To find out, she and Eynon had their participants ride exercise bikes to exhaustion to gauge their “VO2 max”, or the maximum amount of oxygen they can use, peak power output, lactate threshold and levels of an enzyme called citrate synthase, a marker of efficient energy production. Each person was then assigned a fitness score and the researchers compared the fitter half to the less fit half.

Back in the boardroom, Voisin is poised to swing her laptop around and show me the results, which are being prepared for publication. I’m reminded of an art house auctioneer pulling back the curtain on a prize exhibit, and for connoisseurs of statistics the graph could well be a masterpiece.
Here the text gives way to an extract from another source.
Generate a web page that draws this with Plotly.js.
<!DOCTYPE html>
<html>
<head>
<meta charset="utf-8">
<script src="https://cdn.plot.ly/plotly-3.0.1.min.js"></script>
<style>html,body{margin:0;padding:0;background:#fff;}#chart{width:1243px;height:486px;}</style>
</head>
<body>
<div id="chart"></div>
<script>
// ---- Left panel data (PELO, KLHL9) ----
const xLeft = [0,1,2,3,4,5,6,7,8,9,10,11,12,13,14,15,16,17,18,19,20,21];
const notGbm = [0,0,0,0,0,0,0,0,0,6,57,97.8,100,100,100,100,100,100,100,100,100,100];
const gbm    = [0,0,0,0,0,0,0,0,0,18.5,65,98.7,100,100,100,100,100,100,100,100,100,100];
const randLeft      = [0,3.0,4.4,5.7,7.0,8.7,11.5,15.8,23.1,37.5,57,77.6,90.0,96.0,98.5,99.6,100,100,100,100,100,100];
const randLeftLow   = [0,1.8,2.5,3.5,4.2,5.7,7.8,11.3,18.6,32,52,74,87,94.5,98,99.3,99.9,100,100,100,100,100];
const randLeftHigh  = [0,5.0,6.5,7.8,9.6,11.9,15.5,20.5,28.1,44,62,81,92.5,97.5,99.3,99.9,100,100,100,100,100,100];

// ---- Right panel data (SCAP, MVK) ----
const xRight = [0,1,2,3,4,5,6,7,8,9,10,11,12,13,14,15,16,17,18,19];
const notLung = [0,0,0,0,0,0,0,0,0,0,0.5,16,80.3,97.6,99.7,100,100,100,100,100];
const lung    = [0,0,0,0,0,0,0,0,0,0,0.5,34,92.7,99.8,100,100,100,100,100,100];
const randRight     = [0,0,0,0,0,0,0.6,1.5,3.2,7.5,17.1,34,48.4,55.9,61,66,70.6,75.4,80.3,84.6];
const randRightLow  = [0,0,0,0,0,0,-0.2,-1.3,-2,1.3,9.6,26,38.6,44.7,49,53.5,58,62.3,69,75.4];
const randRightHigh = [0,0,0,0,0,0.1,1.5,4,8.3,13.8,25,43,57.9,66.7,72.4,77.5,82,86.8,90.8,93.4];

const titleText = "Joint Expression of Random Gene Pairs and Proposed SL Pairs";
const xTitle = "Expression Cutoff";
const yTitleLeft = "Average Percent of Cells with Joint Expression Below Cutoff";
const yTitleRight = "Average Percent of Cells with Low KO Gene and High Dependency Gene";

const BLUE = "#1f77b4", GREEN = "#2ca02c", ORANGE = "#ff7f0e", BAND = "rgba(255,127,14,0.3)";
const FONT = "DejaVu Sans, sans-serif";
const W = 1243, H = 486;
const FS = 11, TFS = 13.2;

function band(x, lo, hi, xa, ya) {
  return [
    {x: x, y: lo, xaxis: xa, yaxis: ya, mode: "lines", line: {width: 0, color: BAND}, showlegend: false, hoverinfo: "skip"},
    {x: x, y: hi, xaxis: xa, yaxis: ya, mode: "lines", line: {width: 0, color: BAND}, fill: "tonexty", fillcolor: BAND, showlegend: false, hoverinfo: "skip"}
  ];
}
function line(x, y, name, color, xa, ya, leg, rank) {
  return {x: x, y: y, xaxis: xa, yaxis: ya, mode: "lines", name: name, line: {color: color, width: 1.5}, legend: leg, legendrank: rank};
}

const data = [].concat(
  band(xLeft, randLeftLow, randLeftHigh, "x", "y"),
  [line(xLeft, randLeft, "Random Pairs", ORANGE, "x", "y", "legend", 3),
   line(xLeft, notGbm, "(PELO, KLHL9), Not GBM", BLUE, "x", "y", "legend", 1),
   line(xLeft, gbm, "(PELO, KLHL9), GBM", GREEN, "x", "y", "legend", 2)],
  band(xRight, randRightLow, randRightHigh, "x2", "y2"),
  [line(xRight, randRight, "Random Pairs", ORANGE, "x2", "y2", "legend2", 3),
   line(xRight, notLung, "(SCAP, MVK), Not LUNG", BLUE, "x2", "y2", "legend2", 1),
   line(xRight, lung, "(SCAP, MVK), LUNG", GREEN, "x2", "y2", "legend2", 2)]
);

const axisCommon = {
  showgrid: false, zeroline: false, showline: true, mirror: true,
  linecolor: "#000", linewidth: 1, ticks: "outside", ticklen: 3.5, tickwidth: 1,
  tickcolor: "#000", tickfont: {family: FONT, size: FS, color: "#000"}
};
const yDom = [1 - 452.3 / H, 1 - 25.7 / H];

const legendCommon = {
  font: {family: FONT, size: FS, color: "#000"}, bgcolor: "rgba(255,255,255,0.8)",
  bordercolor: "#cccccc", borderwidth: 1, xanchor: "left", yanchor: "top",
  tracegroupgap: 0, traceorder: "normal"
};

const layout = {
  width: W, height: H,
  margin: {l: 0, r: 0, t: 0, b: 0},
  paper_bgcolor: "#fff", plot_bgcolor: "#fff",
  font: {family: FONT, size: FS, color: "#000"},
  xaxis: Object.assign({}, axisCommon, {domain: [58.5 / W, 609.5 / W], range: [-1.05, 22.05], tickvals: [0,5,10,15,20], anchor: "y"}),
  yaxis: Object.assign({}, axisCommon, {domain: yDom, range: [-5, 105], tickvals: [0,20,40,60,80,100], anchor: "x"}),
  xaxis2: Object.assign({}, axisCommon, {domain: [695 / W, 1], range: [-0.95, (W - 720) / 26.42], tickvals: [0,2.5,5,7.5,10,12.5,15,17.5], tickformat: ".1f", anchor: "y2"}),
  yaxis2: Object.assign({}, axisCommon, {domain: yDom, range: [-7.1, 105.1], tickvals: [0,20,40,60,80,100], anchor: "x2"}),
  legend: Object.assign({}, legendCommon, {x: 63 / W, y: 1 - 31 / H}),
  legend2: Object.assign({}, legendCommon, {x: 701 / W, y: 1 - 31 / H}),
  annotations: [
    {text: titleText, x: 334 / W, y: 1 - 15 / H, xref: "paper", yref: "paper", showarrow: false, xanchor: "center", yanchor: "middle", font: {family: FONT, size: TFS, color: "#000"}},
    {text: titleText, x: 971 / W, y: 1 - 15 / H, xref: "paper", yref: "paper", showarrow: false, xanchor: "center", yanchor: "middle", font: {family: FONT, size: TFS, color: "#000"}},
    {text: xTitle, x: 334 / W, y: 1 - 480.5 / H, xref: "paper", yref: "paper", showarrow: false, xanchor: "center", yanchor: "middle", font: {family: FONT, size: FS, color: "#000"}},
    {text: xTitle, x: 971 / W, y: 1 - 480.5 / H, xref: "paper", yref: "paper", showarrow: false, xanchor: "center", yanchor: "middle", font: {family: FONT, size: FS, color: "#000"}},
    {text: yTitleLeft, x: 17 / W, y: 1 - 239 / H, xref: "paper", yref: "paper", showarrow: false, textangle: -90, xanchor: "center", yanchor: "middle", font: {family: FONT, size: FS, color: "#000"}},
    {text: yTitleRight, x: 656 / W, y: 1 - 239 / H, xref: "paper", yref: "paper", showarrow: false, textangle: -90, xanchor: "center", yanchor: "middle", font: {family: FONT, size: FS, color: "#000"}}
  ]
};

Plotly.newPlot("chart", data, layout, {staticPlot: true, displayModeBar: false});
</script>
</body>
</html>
On the left, a plot of the least fit people shows that their actual ages tally with their biological ages based on DNA methylation; the two are linked in a ladder of roughly horizontal lines. On the right, however, the ladder of the fitter people is wonky; their actual ages slope down in near uniform lines to their much lower biological ages – which are lower, on average, by four years.

“This is the first attempt to show that exercise can slow down aging at the epigenetic level,” said Voisin. The result, adds Eynon, is that exercise is setting up skeletal muscle to succeed.